The module is focused on computational simulations. These advanced tools that nowadays characterize the methods of research and innovation are framed within the wider paradigm change brought by the data revolution and data-intensive methodologies that invest not only the STEM disciplines but also the social sciences and the arts. In particular, the module is focused on agent-based simulations as methods that can be used to model complex systems that consist of many individual components that interact among each other and with the environment. Agent-based simulations are analysed from a conceptual and computational point of view for their key role of embedding mechanisms of interaction, properties of the agents and emerging features of the systems, and for their use to elaborate possible future scenarios. By exploiting analogical reasoning, the students are guided to recognize that simulations originally formulated to model predator-prey interactions or the behavior of magnetic materials can be applied to model societal situations like the behavior of economic markets and opinion dynamics.
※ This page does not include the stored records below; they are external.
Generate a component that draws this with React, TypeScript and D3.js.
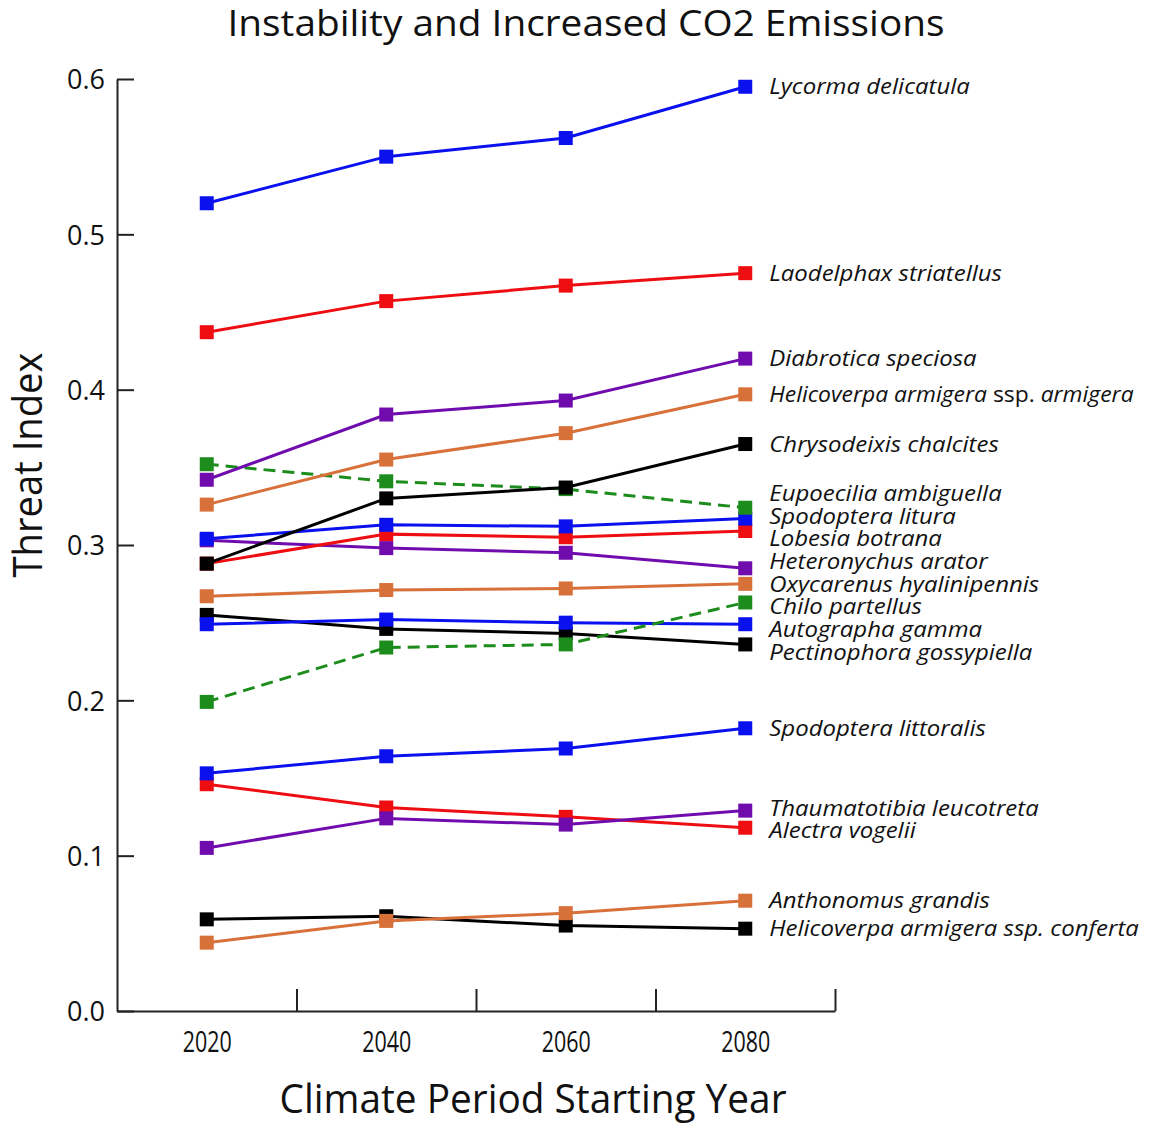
import React, { useEffect, useRef } from "react";
import * as d3 from "d3";

// climate period start years
const years = [2020, 2040, 2060, 2080];

const species = [
  "Lycorma delicatula",
  "Laodelphax striatellus",
  "Diabrotica speciosa",
  "Helicoverpa armigera ssp. armigera",
  "Chrysodeixis chalcites",
  "Eupoecilia ambiguella",
  "Spodoptera litura",
  "Lobesia botrana",
  "Heteronychus arator",
  "Oxycarenus hyalinipennis",
  "Chilo partellus",
  "Autographa gamma",
  "Pectinophora gossypiella",
  "Spodoptera littoralis",
  "Thaumatotibia leucotreta",
  "Alectra vogelii",
  "Anthonomus grandis",
  "Helicoverpa armigera ssp. conferta",
];

// threat index per species, one value per climate period
const threat = [
  [0.520, 0.550, 0.562, 0.595],
  [0.437, 0.457, 0.467, 0.475],
  [0.342, 0.384, 0.393, 0.420],
  [0.326, 0.355, 0.372, 0.397],
  [0.288, 0.330, 0.337, 0.365],
  [0.352, 0.341, 0.336, 0.324],
  [0.304, 0.313, 0.312, 0.317],
  [0.288, 0.307, 0.305, 0.309],
  [0.303, 0.298, 0.295, 0.285],
  [0.267, 0.271, 0.272, 0.275],
  [0.199, 0.234, 0.236, 0.263],
  [0.249, 0.252, 0.250, 0.249],
  [0.255, 0.246, 0.243, 0.236],
  [0.153, 0.164, 0.169, 0.182],
  [0.105, 0.124, 0.120, 0.129],
  [0.146, 0.131, 0.125, 0.118],
  [0.044, 0.058, 0.063, 0.071],
  [0.059, 0.061, 0.055, 0.053],
];

const yTicks = [0, 0.1, 0.2, 0.3, 0.4, 0.5, 0.6];
const xMinorTicks = [2030, 2050, 2070, 2090];

const BLUE = "#0a10ee";
const RED = "#ee0d10";
const PURPLE = "#700cae";
const ORANGE = "#d8703a";
const GREEN = "#1c8c1c";
const BLACK = "#000000";

const colors = [
  BLUE, RED, PURPLE, ORANGE, BLACK, GREEN, BLUE, RED, PURPLE,
  ORANGE, GREEN, BLUE, BLACK, BLUE, PURPLE, RED, ORANGE, BLACK,
];
const dashed = species.map(s => s === "Eupoecilia ambiguella" || s === "Chilo partellus");

const FONT = "'Open Sans', 'DejaVu Sans', sans-serif";

// spread labels vertically so they don't overlap
function dodge(targets: number[], gap: number): number[] {
  const order = targets.map((_, i) => i).sort((a, b) => targets[a] - targets[b]);
  let groups = order.map(i => ({ members: [i], center: targets[i] }));
  let merged = true;
  while (merged) {
    merged = false;
    for (let k = 0; k < groups.length - 1; k++) {
      const a = groups[k], b = groups[k + 1];
      const aEnd = a.center + (a.members.length - 1) * gap / 2;
      const bStart = b.center - (b.members.length - 1) * gap / 2;
      if (bStart - aEnd < gap) {
        const members = a.members.concat(b.members);
        groups.splice(k, 2, { members, center: d3.mean(members, m => targets[m])! });
        merged = true;
        break;
      }
    }
  }
  const out = new Array(targets.length);
  groups.forEach(g => {
    g.members.forEach((m, j) => {
      out[m] = g.center + (j - (g.members.length - 1) / 2) * gap;
    });
  });
  return out;
}

const App: React.FC = () => {
  const svgRef = useRef<SVGSVGElement | null>(null);

  useEffect(() => {
    const width = 1150, height = 1125;
    const svg = d3.select(svgRef.current).attr("width", width).attr("height", height);
    svg.selectAll("*").remove();

    const x = d3.scaleLinear().domain([2010, 2090]).range([117, 835]);
    const y = d3.scaleLinear().domain([0, 0.6]).range([1011, 79]);

    // title
    svg.append("text")
      .attr("x", 586).attr("y", 36)
      .attr("text-anchor", "middle")
      .attr("font-family", FONT).attr("font-size", 36)
      .attr("textLength", 717).attr("lengthAdjust", "spacingAndGlyphs")
      .attr("fill", "#111")
      .text("Instability and Increased CO2 Emissions");

    // y axis
    const yAxis = svg.append("g")
      .attr("transform", "translate(117,0)")
      .call(d3.axisLeft(y).tickValues(yTicks).tickSizeInner(-17).tickSizeOuter(0).tickPadding(12).tickFormat(d3.format(".1f")));
    yAxis.select(".domain").attr("stroke", "#222").attr("stroke-width", 2);
    yAxis.selectAll(".tick line").attr("stroke", "#222").attr("stroke-width", 2);
    yAxis.selectAll(".tick text")
      .attr("font-family", FONT).attr("font-size", 27).attr("fill", "#111").attr("dy", "0.36em");

    // x axis: tick marks between periods
    const xAxis = svg.append("g")
      .attr("transform", "translate(0,1011)")
      .call(d3.axisBottom(x).tickValues(xMinorTicks).tickSizeInner(-22).tickSizeOuter(0).tickFormat(() => ""));
    xAxis.select(".domain").attr("stroke", "#222").attr("stroke-width", 2);
    xAxis.selectAll(".tick line").attr("stroke", "#222").attr("stroke-width", 2);

    // x axis labels at period years
    const xLabels = svg.append("g")
      .attr("transform", "translate(0,1011)")
      .call(d3.axisBottom(x).tickValues(years).tickSize(0).tickPadding(0).tickFormat(d3.format("d")));
    xLabels.select(".domain").remove();
    xLabels.selectAll(".tick text")
      .attr("font-family", FONT).attr("font-size", 29).attr("fill", "#111")
      .attr("y", 41).attr("dy", 0)
      .attr("transform", "scale(0.74,1)");

    // axis titles
    svg.append("text")
      .attr("x", 533).attr("y", 1113)
      .attr("text-anchor", "middle")
      .attr("font-family", FONT).attr("font-size", 40)
      .attr("textLength", 507).attr("lengthAdjust", "spacingAndGlyphs")
      .attr("fill", "#111")
      .text("Climate Period Starting Year");

    svg.append("text")
      .attr("transform", "translate(42,465) rotate(-90)")
      .attr("text-anchor", "middle")
      .attr("font-family", FONT).attr("font-size", 40)
      .attr("textLength", 225).attr("lengthAdjust", "spacingAndGlyphs")
      .attr("fill", "#111")
      .text("Threat Index");

    const line = d3.line<number>()
      .x((_, i) => x(years[i]))
      .y(d => y(d));

    const series = svg.append("g");
    const order = d3.range(species.length).reverse();
    order.forEach(i => {
      const g = series.append("g");
      g.append("path")
        .datum(threat[i])
        .attr("fill", "none")
        .attr("stroke", colors[i])
        .attr("stroke-width", 3)
        .attr("stroke-dasharray", dashed[i] ? "12,7" : null)
        .attr("d", line);
      g.selectAll("rect")
        .data(threat[i])
        .join("rect")
        .attr("x", (_, j) => x(years[j]) - 7)
        .attr("y", d => y(d) - 7)
        .attr("width", 14)
        .attr("height", 14)
        .attr("fill", colors[i]);
    });

    // species labels at the right end
    const lastY = threat.map(v => y(v[v.length - 1]));
    const labelY = dodge(lastY, 22.7);
    const labels = svg.append("g")
      .selectAll("text")
      .data(species)
      .join("text")
      .attr("transform", (_, i) => `translate(${x(2080) + 24},${labelY[i]}) scale(${i === 3 ? 1.04 : 1.09},1)`)
      .attr("dy", "0.35em")
      .attr("font-family", FONT).attr("font-size", 22).attr("font-style", "italic")
      .attr("fill", "#111");

    // "ssp." is set upright in the armigera label
    labels.each(function (d, i) {
      const t = d3.select(this);
      if (i === 3) {
        const [genus, ssp] = d.split(" ssp. ");
        t.append("tspan").text(genus + " ");
        t.append("tspan").attr("font-style", "normal").text("ssp. ");
        t.append("tspan").text(ssp);
      } else {
        t.text(d);
      }
    });
  }, []);

  return <svg ref={svgRef} style={{ position: "absolute", left: 0, top: 0 }}></svg>;
};

export default App;
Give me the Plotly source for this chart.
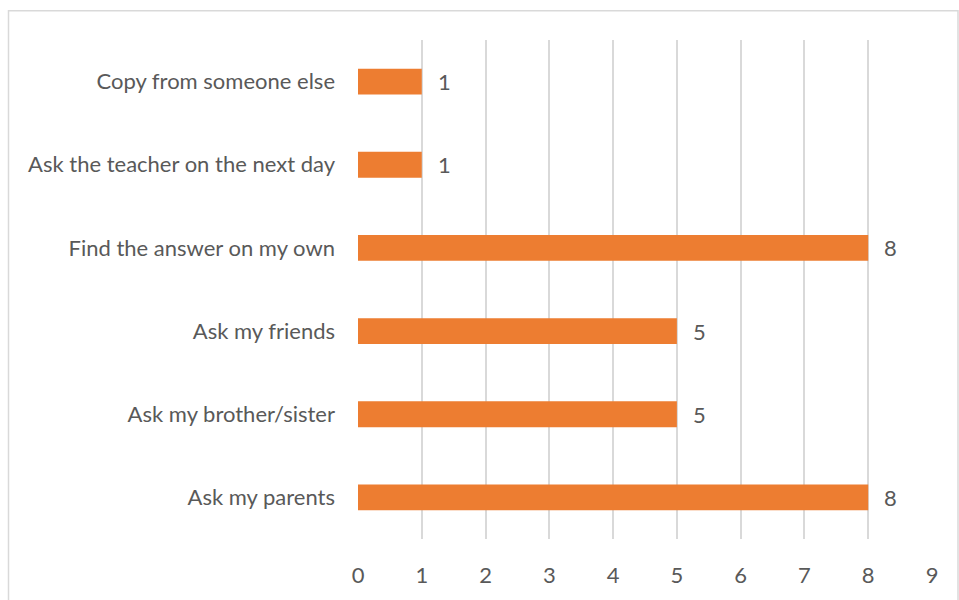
import plotly.graph_objects as go

# Survey responses: what pupils do when they don't know the answer
categories = [
    "Ask my parents",
    "Ask my brother/sister",
    "Ask my friends",
    "Find the answer on my own",
    "Ask the teacher on the next day",
    "Copy from someone else",
]
counts = [8, 5, 5, 8, 1, 1]
x_ticks = [0, 1, 2, 3, 4, 5, 6, 7, 8, 9]

BAR_COLOR = "#ED7D31"
TEXT_COLOR = "#595959"
GRID_COLOR = "#D9D9D9"
FONT = "Lato, Calibri, sans-serif"
FS = 22

W, H = 959, 600
ML, MR, MT, MB = 358, 27, 40, 57

fig = go.Figure()
fig.add_trace(go.Bar(
    x=counts,
    y=categories,
    orientation="h",
    marker=dict(color=BAR_COLOR, line=dict(width=0)),
    width=0.31,
    hoverinfo="x+y",
))

# Value labels just right of each bar end
for cat, val in zip(categories, counts):
    fig.add_annotation(
        x=val, y=cat, text=str(val), showarrow=False,
        xanchor="left", xshift=14,
        font=dict(family=FONT, size=FS, color=TEXT_COLOR),
    )

# Outer chart border (light grey frame)
pw, ph = W - ML - MR, H - MT - MB
fig.add_shape(
    type="rect", xref="paper", yref="paper",
    x0=(8.5 - ML) / pw, x1=(958 - ML) / pw,
    y0=-(H + 20 - MT - ph) / ph, y1=(H - 10.5 - (H - MT - ph)) / ph,
    line=dict(color=GRID_COLOR, width=1.5),
    layer="below",
)

fig.update_layout(
    width=W, height=H,
    margin=dict(l=ML, r=MR, t=MT, b=MB, pad=0),
    paper_bgcolor="white",
    plot_bgcolor="white",
    showlegend=False,
    font=dict(family=FONT, size=FS, color=TEXT_COLOR),
    xaxis=dict(
        range=[0, 9],
        tickvals=x_ticks,
        showgrid=True, gridcolor=GRID_COLOR, gridwidth=2,
        zeroline=False, showline=False,
        ticks="", ticklabelstandoff=21,
        tickfont=dict(family=FONT, size=FS, color=TEXT_COLOR),
        fixedrange=True,
    ),
    yaxis=dict(
        categoryorder="array", categoryarray=categories,
        showgrid=False, zeroline=False, showline=False,
        ticks="", ticklabelstandoff=22,
        tickfont=dict(family=FONT, size=FS, color=TEXT_COLOR),
        fixedrange=True,
    ),
)

fig.write_html("out.html")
The module on computational simulations embeds mainly the FEDORA's themes of interdisciplinarity and futures. Indeed, the object of computational simulation lies at the interface between physical modelling, mathematical formalization, and computational implementation but also social sciences; hence, it can be characterized as an interdisciplinary "boundary" object. Moreover, simulations have a future-oriented character since they allow to perform experiments in a virtual laboratory in which many possible scenarios of future evolution of many types of systems can be obtained; the future-oriented character of simulations is mirrored in a series of activities of scenarios' construction based on simulaitons that aims at enhancing students' immagination toward the future through science education.
The module consists of about 20 hours, articulated in different types of activities. Since the beginning, students are introduced to the main pillars of the module: interdisciplinarity and future, both reflecting on the complex intertwining between science and society. The module starts with an overview lecture on the computational science in the era of big data. Then, activities are conducted to make students experience the variety of researches that can be carried out based on simulations: in our implementation, presentations were delivered by experts or researchers who use simulations for their studies in the field of climatology, infectivology, astrophysics, particle physics and also arts and creativity. Special time is then dedicated to explore interactively with students some agent-based simulations in Netlogo, by pointing out the features of the models they embed (from a physical, mathematical and computational perspectives) and the scenarios they produce. To bridge the scientific models to societal applications, an activity is carried out to make students develop analogies between the previously encountered simulations and real societal issues. After a presentation on the main concepts and vocabulary of futures studies, the last activity of the module asks the students to work in group to work on a simulation to elaborate possible and desirable future scenarios for the school of the future and to outline possible actions to be undertaken to achieve the preferred one.